5 Albanian cities you must visit if you love history and nature
The map of Albania has never been flat. It’s always been crumpled – caught between mountains and sea, East and West, faith and resistance, past and future. And maybe that’s why its cities aren’t sterile sightseeing stages, but entire books – chapters where things still breathe that have long been forgotten elsewhere.
This isn’t a list of “top destinations.” This is an invitation to discover five cities that still have character.
1. GJIROKASTËR – A CITY BUILT OF STONE AND SECRETS
Gjirokastër looks like it was assembled stone by stone, like a dry-stone wall – only with the intention that you don’t understand it immediately. Here, stone is everything: roof, street, wall, shadow. Narrow alleys wind between houses that resemble fortresses, and in every room there’s an old lamp, a canopy bed, or a vanity no one makes anymore. Beneath the fortress, hidden underground, lies a nearly one-kilometer-long anti-communist tunnel – still as cold as the era that built it.
Why visit? Because here, even history doesn’t act like it’s finished. Every cobblestone whispers – though not necessarily the truth.

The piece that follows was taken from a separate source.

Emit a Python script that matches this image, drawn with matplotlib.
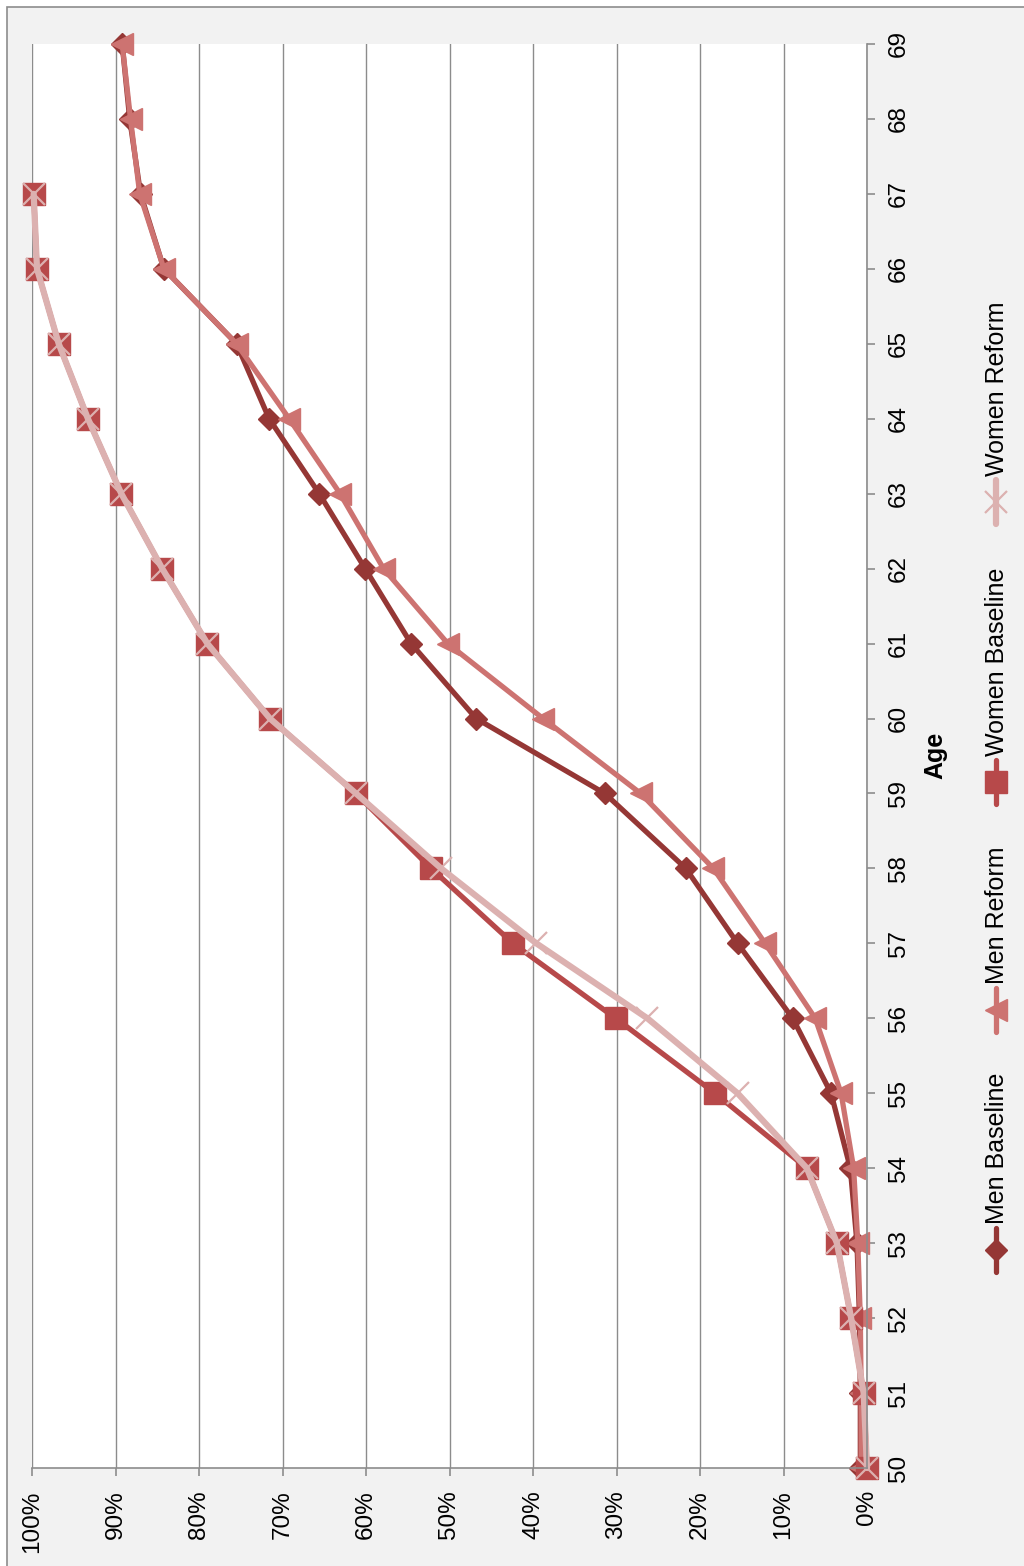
import matplotlib
matplotlib.use("Agg")
import matplotlib.pyplot as plt
from matplotlib.lines import Line2D
from matplotlib.patches import Rectangle

plt.rcParams['font.family'] = ['Liberation Sans', 'DejaVu Sans']

# Share of each cohort that has left work, by age (percent)
ages = list(range(50, 70))
men_baseline = [0.8, 0.8, 0.9, 1.2, 2.0, 4.3, 8.9, 15.5, 21.7, 31.4,
                46.8, 54.6, 60.1, 65.6, 71.6, 75.5, 84.2, 87.0, 88.3, 89.2]
men_reform = [0.7, 0.7, 0.8, 1.1, 1.6, 3.1, 6.2, 12.2, 18.4, 27.1,
              38.8, 50.2, 57.9, 63.1, 69.2, 75.5, 84.2, 87.1, 88.2, 89.2]
women_ages = list(range(50, 68))
women_baseline = [0.0, 0.4, 1.9, 3.6, 7.2, 18.2, 30.1, 42.4, 52.2, 61.2,
                  71.5, 79.0, 84.4, 89.3, 93.3, 96.8, 99.4, 99.8]
women_reform = [0.0, 0.4, 1.9, 3.6, 7.2, 15.5, 26.3, 39.6, 51.0, 61.2,
                71.5, 79.0, 84.4, 89.3, 93.3, 96.8, 99.4, 99.8]

pct_ticks = list(range(0, 101, 10))
pct_labels = [f"{v}%" for v in pct_ticks]
series_names = ["Men Baseline", "Men Reform", "Women Baseline", "Women Reform"]

W, H = 1024, 1566
fig = plt.figure(figsize=(W / 100, H / 100), dpi=100)
fig.patch.set_facecolor('white')

# chart frame (extends past the right and bottom edges)
fig.add_artist(Rectangle((7 / W, -0.05), 1.1, 1 - 7 / H + 0.05,
                         transform=fig.transFigure, facecolor='#f2f2f2',
                         edgecolor='#8c8c8c', lw=1.2, zorder=0))

ax = fig.add_axes([32 / W, 1 - 1468 / H, (867 - 32) / W, (1468 - 44) / H])
ax.set_facecolor('white')
ax.set_xlim(100, 0)
ax.set_ylim(50, 69)

grid_c = '#8c8c8c'
ax.set_xticks(pct_ticks)
ax.set_xticklabels(pct_labels)
ax.set_yticks(ages)
ax.set_yticklabels([str(a) for a in ages])
ax.yaxis.tick_right()
ax.grid(axis='x', color=grid_c, lw=1.0)
ax.set_axisbelow(True)
for s in ('top', 'left'):
    ax.spines[s].set_visible(False)
for s in ('right', 'bottom'):
    ax.spines[s].set_color(grid_c)
    ax.spines[s].set_linewidth(1.2)

ax.tick_params(axis='x', direction='out', length=6, width=1.2, color=grid_c,
               labelsize=17.5, labelrotation=90, pad=10)
ax.tick_params(axis='y', direction='out', length=6, width=1.2, color=grid_c,
               labelsize=17.5, labelrotation=90, pad=9, right=True, left=False)
for lab in ax.get_yticklabels():
    lab.set_va('center')
    lab.set_ha('left')

styles = [
    dict(color='#953735', marker='D', ms=11, lw=3.8),
    dict(color='#cd7371', marker='<', ms=16, lw=3.8),
    dict(color='#b7494a', marker='s', ms=16, lw=3.8),
    dict(color='#dcb1b0', marker='x', ms=16, mew=1.6, lw=4.5),
]
data = [(men_baseline, ages), (men_reform, ages),
        (women_baseline, women_ages), (women_reform, women_ages)]
for (vals, yy), st in zip(data, styles):
    ax.plot(vals, yy, clip_on=False, solid_capstyle='round',
            solid_joinstyle='round', **st)

fig.text(935 / W, 1 - 755 / H, 'Age', rotation=90, fontsize=18,
         fontweight='bold', ha='center', va='center')

# vertical legend on the right
leg_x = 996 / W
leg_marker_y = [1250, 1010, 782, 502]
for name, st, my in zip(series_names, styles, leg_marker_y):
    y0, y1 = 1 - (my + 22) / H, 1 - (my - 22) / H
    fig.add_artist(Line2D([leg_x, leg_x], [y0, y1], transform=fig.transFigure,
                          color=st['color'], lw=st['lw'],
                          solid_capstyle='round'))
    mk = {k: v for k, v in st.items() if k in ('marker', 'ms', 'mew')}
    fig.add_artist(Line2D([leg_x], [1 - my / H], transform=fig.transFigure,
                          color=st['color'], ls='none', **mk))
    fig.text(leg_x + 1 / W, 1 - (my - 26) / H, name, rotation=90, fontsize=18,
             ha='center', va='bottom')

fig.savefig('out.png', dpi=100, facecolor=fig.get_facecolor())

Gjirokaster, Photo: ShkelzenRexha, CC BY-SA 4.0
2. SHKODËR – A CITY WHERE NO ONE JUDGES YOU FOR JUST SITTING AND WATCHING
If Albania has a heart that knows how to both think and feel, it’s Shkodër. A city of bicycles, artists, and a lake that behaves like the sea. Everything here feels spacious – the views and the spirit of the people. In the Rozafa Fortress, the story of a woman walled in to save the city sounds less like a legend and more like a bitter truth that’s easier to sing than explain. The city is also home to the oldest photo-documentary archive in the Balkans – the Marubi collection, a visual witness to an entire nation.
Why visit? Because even history here knows how to smile. And because, for the first time on the Balkans, you’ll see an old woman riding a bike with a basket full of flowers – and it won’t seem strange at all.

Marubi National Museum of Photography, Shkodra, Photo: Marina Binoshaj – Phone, CC BY-SA 4.0
3. KRUJË – A CITY OF PRIDE CARVED INTO STONE
Krujë doesn’t ask if you’re ready – it simply shows you who it is and why it matters. On the slope of Mount Sari Salltëk, above a dramatic Albanian valley, stands a fortress that never fell to the Ottomans. Below it winds the old bazaar: cobblestone alleys, handmade crafts, copper teapots, and carpets with Skanderbeg’s face – not as souvenirs, but as reminders that history here is still alive. The Skanderbeg Museum dominates the fortress, but the true power of the place is in the atmosphere – in the people, the scents, and the looks that say more than any guidebook ever could.
Why visit? Because this is a city where identity isn’t a topic – it’s the space you walk through, the air you breathe, and the view that stays with you. A place where Albania remembers most clearly who it is.

Kruje, Photo: Adria.fun
4. POGRADEC – GUARDIAN OF ALBANIA’S SIDE OF LAKE OHRID
Pogradec, located on the southeastern shore of Lake Ohrid, offers something today’s travelers often miss – a quiet that isn’t empty, but full of meaning. Days here begin slowly, with the rhythm of boats gliding across the lake and elderly men playing dominoes in the shade of plane trees. Once part of the Roman Via Egnatia, the landscape still carries that same sense of connection to nature, to people, and to time that doesn’t rush.
Just outside town, in Drilon, water springs from the earth so clear that even the stones on the bottom seem untouched. The local cuisine brings lake trout and cornbread to the table, while evenings along the promenade carry the scent of grilled fish, music, and a soft sense of nostalgia that needs no explanation.
Why visit? Because Pogradec doesn’t try to impress – it simply exists, in rhythm with nature and memory, quietly inviting you in. And that’s exactly when it gives you the most.

Pogradec, Drilon Park, Photo: Bunker92, CC BY-SA 4.0
5. KORÇË – THE CITY WHERE THE BALKANS WEAR A BOW TIE
Korçë is Albania in a suit – not because it’s pretending to be refined, but because it truly is. The first school in the Albanian language? Right here. A French lycée from 1917? Also here. A cathedral, a park, a café with thick stone walls, and an even thicker past. Autumn here smells like chestnut, wood, and something you can’t quite name – but you know it’s nostalgia. And as you sip a beer brewed since 1928, you might not even realize that just a few streets away stands the National Museum with over 700 medieval icons.
Why visit? Because there aren’t many places where flipping through a book and pouring a beer feel equally meaningful, and make perfect sense together.

Old Bazaar, Korce, Photo: Sali Jonuz
If you’re planning a trip through Albania, these five cities are a great place to start. Just stop, walk, taste – and carry with you whatever makes you stay a little longer.